Otra palabra clave de la retórica revolucionaria, alimentada por la evolución semántica. Pues lo que se adopta no es sólo la igualdad ante la ley, reforma que Luis XVI no había podido realizar. En unas horas son abolidos todos los estatutos particulares, las franquicias, libertades y costumbres, y las leyes privadas (lex privata, privilegio) que eran propios de la sociedad del Antiguo Régimen. Con un cepillazo legislativo se lima la condición de los franceses, cualquiera que sea su procedencia: la revolución social está hecha.

Mientras, se está elaborando la constitución: el aval de Luis XVI es necesario. En septiembre de 1789, los moderados, para quienes la Revolución ha terminado, fracasan al querer conceder al rey un veto absoluto.

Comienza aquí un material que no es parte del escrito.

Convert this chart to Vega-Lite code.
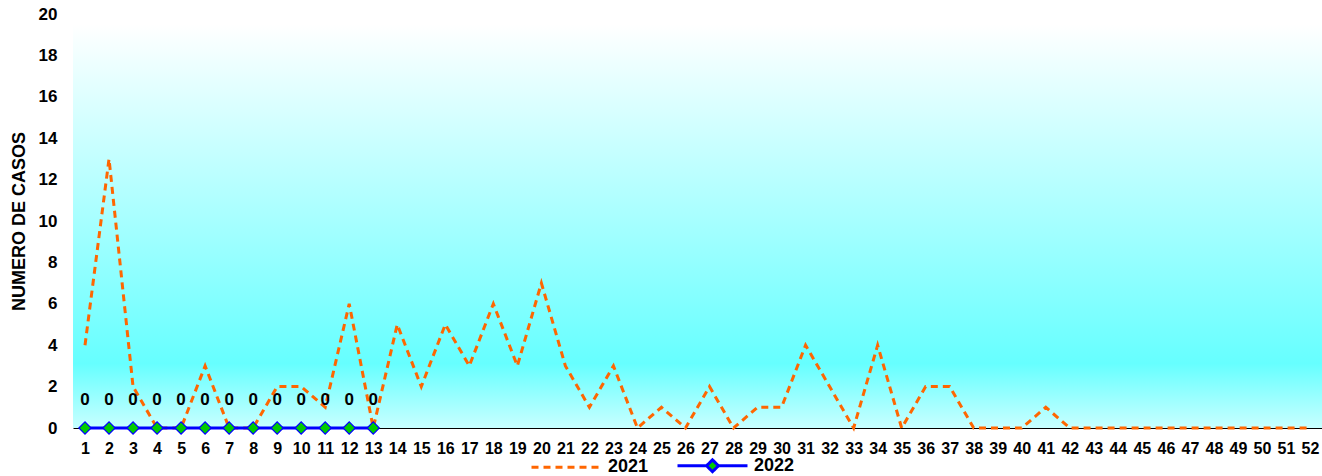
{
  "$schema": "https://vega.github.io/schema/vega-lite/v6.json",
  "width": 1249,
  "height": 414,
  "autosize": {"type": "none"},
  "padding": {"left": 73, "top": 14, "right": 0, "bottom": 48},
  "background": "#ffffff",
  "config": {
    "font": "Liberation Sans",
    "view": {"stroke": null}
  },
  "datasets": {
    "cases": [
      {"week": 1, "year": "2021", "value": 4},
      {"week": 2, "year": "2021", "value": 13},
      {"week": 3, "year": "2021", "value": 2},
      {"week": 4, "year": "2021", "value": 0},
      {"week": 5, "year": "2021", "value": 0},
      {"week": 6, "year": "2021", "value": 3},
      {"week": 7, "year": "2021", "value": 0},
      {"week": 8, "year": "2021", "value": 0},
      {"week": 9, "year": "2021", "value": 2},
      {"week": 10, "year": "2021", "value": 2},
      {"week": 11, "year": "2021", "value": 1},
      {"week": 12, "year": "2021", "value": 6},
      {"week": 13, "year": "2021", "value": 0},
      {"week": 14, "year": "2021", "value": 5},
      {"week": 15, "year": "2021", "value": 2},
      {"week": 16, "year": "2021", "value": 5},
      {"week": 17, "year": "2021", "value": 3},
      {"week": 18, "year": "2021", "value": 6},
      {"week": 19, "year": "2021", "value": 3},
      {"week": 20, "year": "2021", "value": 7},
      {"week": 21, "year": "2021", "value": 3},
      {"week": 22, "year": "2021", "value": 1},
      {"week": 23, "year": "2021", "value": 3},
      {"week": 24, "year": "2021", "value": 0},
      {"week": 25, "year": "2021", "value": 1},
      {"week": 26, "year": "2021", "value": 0},
      {"week": 27, "year": "2021", "value": 2},
      {"week": 28, "year": "2021", "value": 0},
      {"week": 29, "year": "2021", "value": 1},
      {"week": 30, "year": "2021", "value": 1},
      {"week": 31, "year": "2021", "value": 4},
      {"week": 32, "year": "2021", "value": 2},
      {"week": 33, "year": "2021", "value": 0},
      {"week": 34, "year": "2021", "value": 4},
      {"week": 35, "year": "2021", "value": 0},
      {"week": 36, "year": "2021", "value": 2},
      {"week": 37, "year": "2021", "value": 2},
      {"week": 38, "year": "2021", "value": 0},
      {"week": 39, "year": "2021", "value": 0},
      {"week": 40, "year": "2021", "value": 0},
      {"week": 41, "year": "2021", "value": 1},
      {"week": 42, "year": "2021", "value": 0},
      {"week": 43, "year": "2021", "value": 0},
      {"week": 44, "year": "2021", "value": 0},
      {"week": 45, "year": "2021", "value": 0},
      {"week": 46, "year": "2021", "value": 0},
      {"week": 47, "year": "2021", "value": 0},
      {"week": 48, "year": "2021", "value": 0},
      {"week": 49, "year": "2021", "value": 0},
      {"week": 50, "year": "2021", "value": 0},
      {"week": 51, "year": "2021", "value": 0},
      {"week": 52, "year": "2021", "value": 0},
      {"week": 1, "year": "2022", "value": 0},
      {"week": 2, "year": "2022", "value": 0},
      {"week": 3, "year": "2022", "value": 0},
      {"week": 4, "year": "2022", "value": 0},
      {"week": 5, "year": "2022", "value": 0},
      {"week": 6, "year": "2022", "value": 0},
      {"week": 7, "year": "2022", "value": 0},
      {"week": 8, "year": "2022", "value": 0},
      {"week": 9, "year": "2022", "value": 0},
      {"week": 10, "year": "2022", "value": 0},
      {"week": 11, "year": "2022", "value": 0},
      {"week": 12, "year": "2022", "value": 0},
      {"week": 13, "year": "2022", "value": 0}
    ]
  },
  "layer": [
    {
      "data": {"values": [{"top": 19.5, "bottom": 0, "left": 0.5, "right": 52.5}]},
      "mark": {
        "type": "rect",
        "fill": {
          "gradient": "linear",
          "x1": 0, "y1": 0, "x2": 0, "y2": 1,
          "stops": [
            {"offset": 0, "color": "#ffffff"},
            {"offset": 0.84, "color": "#66ffff"},
            {"offset": 1, "color": "#c8ffff"}
          ]
        }
      },
      "encoding": {
        "x": {
          "field": "left", "type": "quantitative",
          "scale": {"domain": [0.5, 52.5], "nice": false, "zero": false},
          "axis": {
            "title": null,
            "values": [1,2,3,4,5,6,7,8,9,10,11,12,13,14,15,16,17,18,19,20,21,22,23,24,25,26,27,28,29,30,31,32,33,34,35,36,37,38,39,40,41,42,43,44,45,46,47,48,49,50,51,52],
            "tickCount": 60,
            "format": "d",
            "grid": false,
            "ticks": false,
            "domain": true,
            "domainColor": "#000000",
            "domainWidth": 1,
            "labelFontSize": 16,
            "labelFontWeight": "bold",
            "labelColor": "#000000",
            "labelPadding": 12,
            "labelOverlap": false,
            "labelFlush": false,
            "labelBound": false
          }
        },
        "x2": {"field": "right"},
        "y": {
          "field": "top", "type": "quantitative",
          "scale": {"domain": [0, 20], "nice": false},
          "axis": {
            "title": "NUMERO DE CASOS",
            "titleFontSize": 18,
            "titleFontWeight": "bold",
            "titleColor": "#000000",
            "titlePadding": 10,
            "values": [0, 2, 4, 6, 8, 10, 12, 14, 16, 18, 20],
            "tickCount": 20,
            "grid": false,
            "ticks": false,
            "domain": false,
            "labelFontSize": 17,
            "labelFontWeight": "bold",
            "labelColor": "#000000",
            "labelPadding": 16,
            "labelOverlap": false,
            "labelFlush": false
          }
        },
        "y2": {"field": "bottom"}
      }
    },
    {
      "data": {"name": "cases"},
      "mark": {"type": "line", "strokeWidth": 3},
      "encoding": {
        "x": {"field": "week", "type": "quantitative"},
        "y": {"field": "value", "type": "quantitative"},
        "color": {
          "field": "year", "type": "nominal",
          "scale": {"domain": ["2021", "2022"], "range": ["#ff6600", "#0000ff"]},
          "legend": {
            "orient": "none",
            "legendX": 457,
            "legendY": 415,
            "direction": "horizontal",
            "title": null,
            "padding": 0,
            "symbolSize": 4900,
            "symbolStrokeWidth": 3,
            "labelFontSize": 18,
            "labelFontWeight": "bold",
            "labelColor": "#000000",
            "labelOffset": 5,
            "columnPadding": 22,
            "encode": {
              "symbols": {
                "update": {
                  "shape": {"signal": "datum.value == '2022' ? 'M-1,0H-0.17L0,-0.17L0.17,0L0,0.17L-0.17,0ZM0.17,0H1' : 'M-1,0H1'"},
                  "fill": {"signal": "datum.value == '2022' ? '#00cc00' : 'transparent'"}
                }
              }
            }
          }
        },
        "strokeDash": {
          "field": "year", "type": "nominal",
          "scale": {"domain": ["2021", "2022"], "range": [[7, 5], [1, 0]]},
          "legend": {
            "orient": "none",
            "legendX": 457,
            "legendY": 415,
            "direction": "horizontal",
            "title": null,
            "padding": 0,
            "symbolSize": 4900,
            "symbolStrokeWidth": 3,
            "labelFontSize": 18,
            "labelFontWeight": "bold",
            "labelColor": "#000000",
            "labelOffset": 5,
            "columnPadding": 22,
            "encode": {
              "symbols": {
                "update": {
                  "shape": {"signal": "datum.value == '2022' ? 'M-1,0H-0.17L0,-0.17L0.17,0L0,0.17L-0.17,0ZM0.17,0H1' : 'M-1,0H1'"},
                  "fill": {"signal": "datum.value == '2022' ? '#00cc00' : 'transparent'"}
                }
              }
            }
          }
        },
        "order": {"field": "week", "type": "quantitative"}
      }
    },
    {
      "data": {"name": "cases"},
      "transform": [{"filter": "datum.year == '2022'"}],
      "mark": {"type": "point", "shape": "diamond", "size": 150, "filled": true, "fill": "#00cc00", "stroke": "#0000ff", "strokeWidth": 1.2, "opacity": 1},
      "encoding": {
        "x": {"field": "week", "type": "quantitative"},
        "y": {"field": "value", "type": "quantitative"}
      }
    },
    {
      "data": {"name": "cases"},
      "transform": [{"filter": "datum.year == '2022'"}],
      "mark": {"type": "text", "dy": -28, "fontSize": 17, "fontWeight": "bold", "color": "#000000", "baseline": "middle"},
      "encoding": {
        "x": {"field": "week", "type": "quantitative"},
        "y": {"field": "value", "type": "quantitative"},
        "text": {"field": "value", "type": "quantitative"}
      }
    }
  ]
}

Únicamente se adopta un veto suspensivo. Se comprueba que ya es imposible la estabilización del movimiento que se había puesto en marcha. Los días 5 y 6 de octubre de 1789 —iniciativa que, una vez más, no tiene nada de espontánea— la muchedumbre se desplaza hacia Versalles. Guardias reales son asesinados, sus cabezas llevadas en picas. Se trata de un nuevo abuso de fuerza. El rey, que ya no es libre, es conducido a las Tullerías, La Asamblea se instala en la capital.

Desde el 23 de junio, el rey y la Asamblea, estos dos polos del poder, estaban frente a frente. De ahora en adelante están vigilados por un tercer poder, aparecido el 14 de julio: el motín. Durante este mes de octubre de 1789, la municipalidad parisiense establece un comité de investigación encargado de perseguir a los conspiradores, y el doctor Guillotin presenta un invento propio, llamado a tener un gran porvenir.